- KEEP the FAITH - https://ktfnews.com -

Emotional Symbols Strengthen Ecumenical Bonds

The Sudbury Massachusetts United Methodist Church held a worship service to commemorate the 50th anniversary of the first time a Roman Catholic Cardinal spoke at a Protestant church. The service attracted an overflow crowd of more than 500. When Cardinal Richard Cushing spoke in the church in 1964, Catholics and Protestants were deeply wary of each other. 

Roman Catholic Cardinal Sean O’Malley led the service. The only female clergy to participate in the service was Anne Robertson, a Methodist minister. 

During the service Robertson and a Catholic priest on their way to an overflow group in a side room, stopped in front of O’Malley to receive a ceremonial drop of consecrated “holy water” on their foreheads from the cardinal. Cardinal O’Malley asked Robertson to return the favor. 

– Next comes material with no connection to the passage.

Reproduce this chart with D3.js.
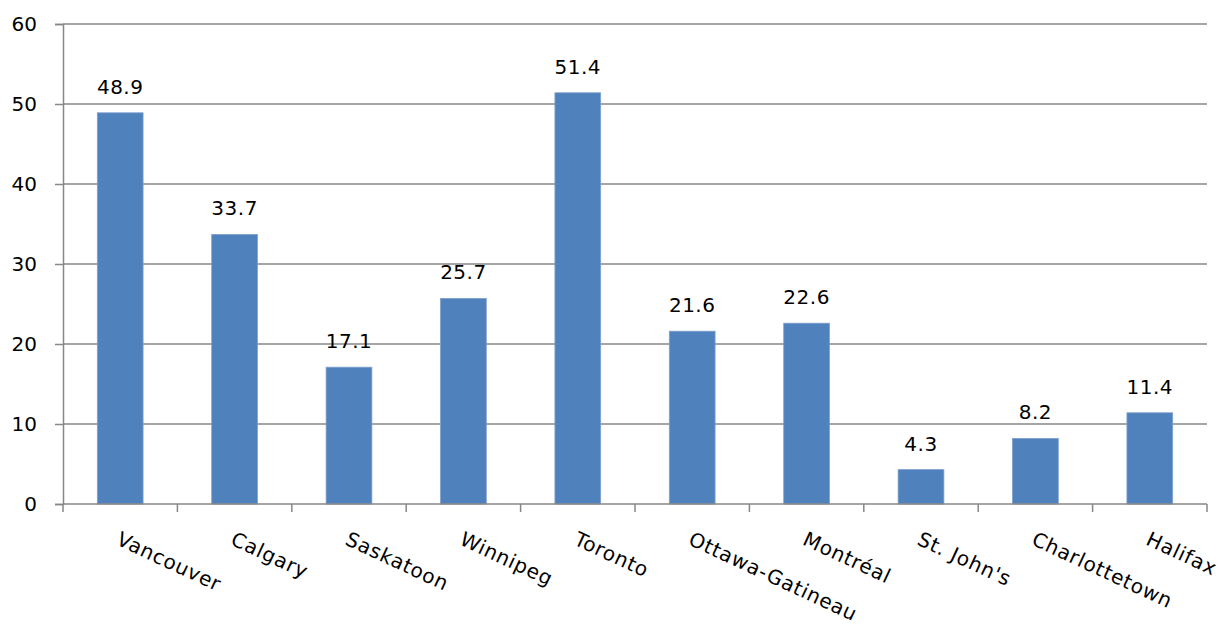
<!DOCTYPE html>
<html><head><meta charset="utf-8">
<script src="https://cdn.jsdelivr.net/npm/d3@7/dist/d3.min.js"></script>
<style>body{margin:0;background:#fff}svg{display:block}text{font-family:"DejaVu Sans",sans-serif;fill:#000}</style>
</head><body><svg id="c" width="1220" height="626"></svg>
<script>
const categories = ["Vancouver","Calgary","Saskatoon","Winnipeg","Toronto","Ottawa-Gatineau","Montréal","St. John's","Charlottetown","Halifax"];
const values = [48.9,33.7,17.1,25.7,51.4,21.6,22.6,4.3,8.2,11.4];
const yTicks = [0,10,20,30,40,50,60];

(function () {
const svg = d3.select("#c");
const mL = 63, mR = 1207, mT = 24, mB = 504;
const x = d3.scaleBand().domain(categories).range([mL, mR]).paddingInner(0.6).paddingOuter(0.3);
const xb = d3.scaleBand().domain(categories).range([mL, mR]);
const y = d3.scaleLinear().domain([0, 60]).range([mB, mT]);
const grid = "#878787";
const fs = "20px";

// gridlines
svg.append("g").selectAll("line").data(yTicks.filter(d => d > 0)).join("line")
  .attr("x1", mL).attr("x2", mR).attr("y1", d => y(d)).attr("y2", d => y(d))
  .attr("stroke", grid).attr("stroke-width", 1.5);

// y axis
const ya = svg.append("g").attr("transform", `translate(${mL},0)`)
  .call(d3.axisLeft(y).tickValues(yTicks).tickSize(8).tickPadding(18));
ya.attr("font-size", null).attr("font-family", null);
ya.select(".domain").attr("stroke", grid).attr("stroke-width", 1.5);
ya.selectAll(".tick line").attr("stroke", grid).attr("stroke-width", 1.5);
ya.selectAll(".tick text").style("font-size", fs).style("font-family", "DejaVu Sans").attr("fill", "#000");

// bars
svg.append("g").selectAll("rect").data(values).join("rect")
  .attr("x", (d, i) => x(categories[i])).attr("width", x.bandwidth())
  .attr("y", d => y(d)).attr("height", d => y(0) - y(d))
  .attr("fill", "#4F81BD").attr("stroke", "#7DA0CC").attr("stroke-width", 0.8);

// x axis
const xa = svg.append("g").attr("transform", `translate(0,${mB})`);
xa.append("line").attr("x1", mL).attr("x2", mR).attr("stroke", grid).attr("stroke-width", 1.5);
const bounds = categories.map(c => xb(c)).concat([mR]);
xa.selectAll("line.t").data(bounds).join("line").attr("class", "t")
  .attr("x1", d => d).attr("x2", d => d).attr("y1", 0).attr("y2", 8)
  .attr("stroke", grid).attr("stroke-width", 1.5);
xa.selectAll("text").data(categories).join("text")
  .attr("transform", d => `translate(${xb(d) + xb.bandwidth() / 2 - 5},${40}) rotate(25)`)
  .style("font-size", fs).style("letter-spacing", "0.8px").text(d => d);

// value labels
svg.append("g").selectAll("text").data(values).join("text")
  .attr("x", (d, i) => x(categories[i]) + x.bandwidth() / 2)
  .attr("y", d => y(d) - 19).attr("text-anchor", "middle")
  .style("font-size", fs).style("letter-spacing", "0.5px").text(d => d.toFixed(1));
})();
</script></body></html>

“My heart immediately went to my throat,” Robertson said. “To be asked that by the man who might be pope someday – I was stunned. I was choking back tears for hours.”

“What moved me was not so much that I was anointing him,” she said. “It was him being willing to accept that from my hand – to ask me, as a woman in ministry, to do that.”

The ecumenical movement, which has a lot of emotional elements, has gained a lot of traction in recent times, and is drawing Protestants right back into the bosom of Rome.